_AIM_
The data below should be restated word for word, with every picture omitted.

_DATA_

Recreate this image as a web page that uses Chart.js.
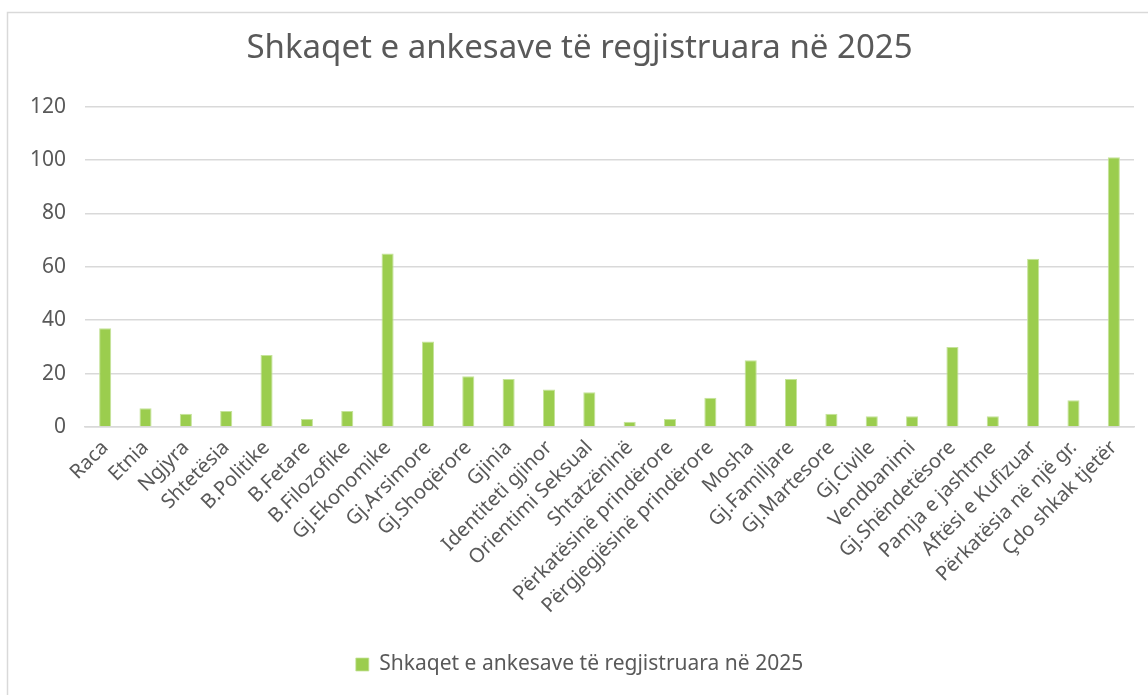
<!DOCTYPE html>
<html>
<head>
<meta charset="utf-8">
<script src="https://cdn.jsdelivr.net/npm/chart.js@4"></script>
<style>
  html, body { margin: 0; padding: 0; background: #fff; }
  #wrap { width: 1148px; height: 695px; }
</style>
</head>
<body>
<div id="wrap"><canvas id="ankesatChart" width="1148" height="695"></canvas></div>
<script>
const categories = [
  "Raca", "Etnia", "Ngjyra", "Shtetësia", "B.Politike", "B.Fetare", "B.Filozofike",
  "Gj.Ekonomike", "Gj.Arsimore", "Gj.Shoqërore", "Gjinia", "Identiteti gjinor",
  "Orientimi Seksual", "Shtatzëninë", "Përkatësinë prindërore", "Përgjegjësinë prindërore",
  "Mosha", "Gj.Familjare", "Gj.Martesore", "Gj.Civile", "Vendbanimi", "Gj.Shëndetësore",
  "Pamja e jashtme", "Aftësi e Kufizuar", "Përkatësia në një gr.", "Çdo shkak tjetër"
];
const ankesat2025 = [37, 7, 5, 6, 27, 3, 6, 65, 32, 19, 18, 14, 13, 2, 3, 11, 25, 18, 5, 4, 4, 30, 4, 63, 10, 101];
const seriesLabel = "Shkaqet e ankesave të regjistruara në 2025";
const titleText = "Shkaqet e ankesave të regjistruara në 2025";

const textColor = "#595959";
const gridColor = "#d9d9d9";
const fontFamily = "'Noto Sans', 'DejaVu Sans', sans-serif";

// outer frame like the Excel chart area border
const framePlugin = {
  id: "frame",
  beforeDraw(chart) {
    const c = chart.ctx;
    c.save();
    c.strokeStyle = gridColor;
    c.lineWidth = 1.5;
    c.beginPath();
    c.moveTo(7.5, chart.height + 5);
    c.lineTo(7.5, 12.5);
    c.lineTo(chart.width + 5, 12.5);
    c.stroke();
    c.restore();
  },
};

const ctx = document.getElementById("ankesatChart").getContext("2d");
const chart = new Chart(ctx, {
  type: "bar",
  data: {
    labels: categories,
    datasets: [
      {
        label: seriesLabel,
        data: ankesat2025,
        backgroundColor: "#9bcd4e",
        borderColor: "#c5e39a",
        borderWidth: { top: 1, left: 1, right: 1, bottom: 0 },
        barPercentage: 0.6,
        categoryPercentage: 0.5,
      },
    ],
  },
  options: {
    responsive: false,
    animation: false,
    // a bit more left padding so title/legend sit closer to the Excel box centre
    layout: { padding: { left: 25, right: 14, top: 18, bottom: 10 } },
    plugins: {
      title: {
        display: true,
        text: titleText,
        color: textColor,
        font: { family: fontFamily, size: 33, weight: "normal" },
        padding: { top: 11, bottom: 38 },
      },
      legend: {
        position: "bottom",
        labels: {
          color: textColor,
          font: { family: fontFamily, size: 21 },
          boxWidth: 13,
          boxHeight: 13,
          padding: 6,
        },
      },
      tooltip: { enabled: false },
    },
    scales: {
      x: {
        grid: { display: false, drawTicks: false },
        border: { color: gridColor, width: 1.5 },
        ticks: {
          color: textColor,
          font: { family: fontFamily, size: 20 },
          minRotation: 45,
          maxRotation: 45,
          autoSkip: false,
          padding: 9,
        },
        afterFit(scale) { scale.height = 221; },
      },
      y: {
        min: 0,
        max: 120,
        ticks: {
          stepSize: 20,
          color: textColor,
          font: { family: fontFamily, size: 21 },
          padding: 19,
        },
        grid: { color: gridColor, lineWidth: 1.5, drawTicks: false },
        border: { display: false },
        afterFit(scale) { scale.width = 60; },
      },
    },
  },
  plugins: [framePlugin],
});
</script>
</body>
</html>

_FINISHED TASK_
Recreate this image as a web page that uses Chart.js.
<!DOCTYPE html>
<html>
<head>
<meta charset="utf-8">
<script src="https://cdn.jsdelivr.net/npm/chart.js@4"></script>
<style>
  html, body { margin: 0; padding: 0; background: #fff; }
  #wrap { width: 1148px; height: 695px; }
</style>
</head>
<body>
<div id="wrap"><canvas id="ankesatChart" width="1148" height="695"></canvas></div>
<script>
const categories = [
  "Raca", "Etnia", "Ngjyra", "Shtetësia", "B.Politike", "B.Fetare", "B.Filozofike",
  "Gj.Ekonomike", "Gj.Arsimore", "Gj.Shoqërore", "Gjinia", "Identiteti gjinor",
  "Orientimi Seksual", "Shtatzëninë", "Përkatësinë prindërore", "Përgjegjësinë prindërore",
  "Mosha", "Gj.Familjare", "Gj.Martesore", "Gj.Civile", "Vendbanimi", "Gj.Shëndetësore",
  "Pamja e jashtme", "Aftësi e Kufizuar", "Përkatësia në një gr.", "Çdo shkak tjetër"
];
const ankesat2025 = [37, 7, 5, 6, 27, 3, 6, 65, 32, 19, 18, 14, 13, 2, 3, 11, 25, 18, 5, 4, 4, 30, 4, 63, 10, 101];
const seriesLabel = "Shkaqet e ankesave të regjistruara në 2025";
const titleText = "Shkaqet e ankesave të regjistruara në 2025";

const textColor = "#595959";
const gridColor = "#d9d9d9";
const fontFamily = "'Noto Sans', 'DejaVu Sans', sans-serif";

// outer frame like the Excel chart area border
const framePlugin = {
  id: "frame",
  beforeDraw(chart) {
    const c = chart.ctx;
    c.save();
    c.strokeStyle = gridColor;
    c.lineWidth = 1.5;
    c.beginPath();
    c.moveTo(7.5, chart.height + 5);
    c.lineTo(7.5, 12.5);
    c.lineTo(chart.width + 5, 12.5);
    c.stroke();
    c.restore();
  },
};

const ctx = document.getElementById("ankesatChart").getContext("2d");
const chart = new Chart(ctx, {
  type: "bar",
  data: {
    labels: categories,
    datasets: [
      {
        label: seriesLabel,
        data: ankesat2025,
        backgroundColor: "#9bcd4e",
        borderColor: "#c5e39a",
        borderWidth: { top: 1, left: 1, right: 1, bottom: 0 },
        barPercentage: 0.6,
        categoryPercentage: 0.5,
      },
    ],
  },
  options: {
    responsive: false,
    animation: false,
    // a bit more left padding so title/legend sit closer to the Excel box centre
    layout: { padding: { left: 25, right: 14, top: 18, bottom: 10 } },
    plugins: {
      title: {
        display: true,
        text: titleText,
        color: textColor,
        font: { family: fontFamily, size: 33, weight: "normal" },
        padding: { top: 11, bottom: 38 },
      },
      legend: {
        position: "bottom",
        labels: {
          color: textColor,
          font: { family: fontFamily, size: 21 },
          boxWidth: 13,
          boxHeight: 13,
          padding: 6,
        },
      },
      tooltip: { enabled: false },
    },
    scales: {
      x: {
        grid: { display: false, drawTicks: false },
        border: { color: gridColor, width: 1.5 },
        ticks: {
          color: textColor,
          font: { family: fontFamily, size: 20 },
          minRotation: 45,
          maxRotation: 45,
          autoSkip: false,
          padding: 9,
        },
        afterFit(scale) { scale.height = 221; },
      },
      y: {
        min: 0,
        max: 120,
        ticks: {
          stepSize: 20,
          color: textColor,
          font: { family: fontFamily, size: 21 },
          padding: 19,
        },
        grid: { color: gridColor, lineWidth: 1.5, drawTicks: false },
        border: { display: false },
        afterFit(scale) { scale.width = 60; },
      },
    },
  },
  plugins: [framePlugin],
});
</script>
</body>
</html>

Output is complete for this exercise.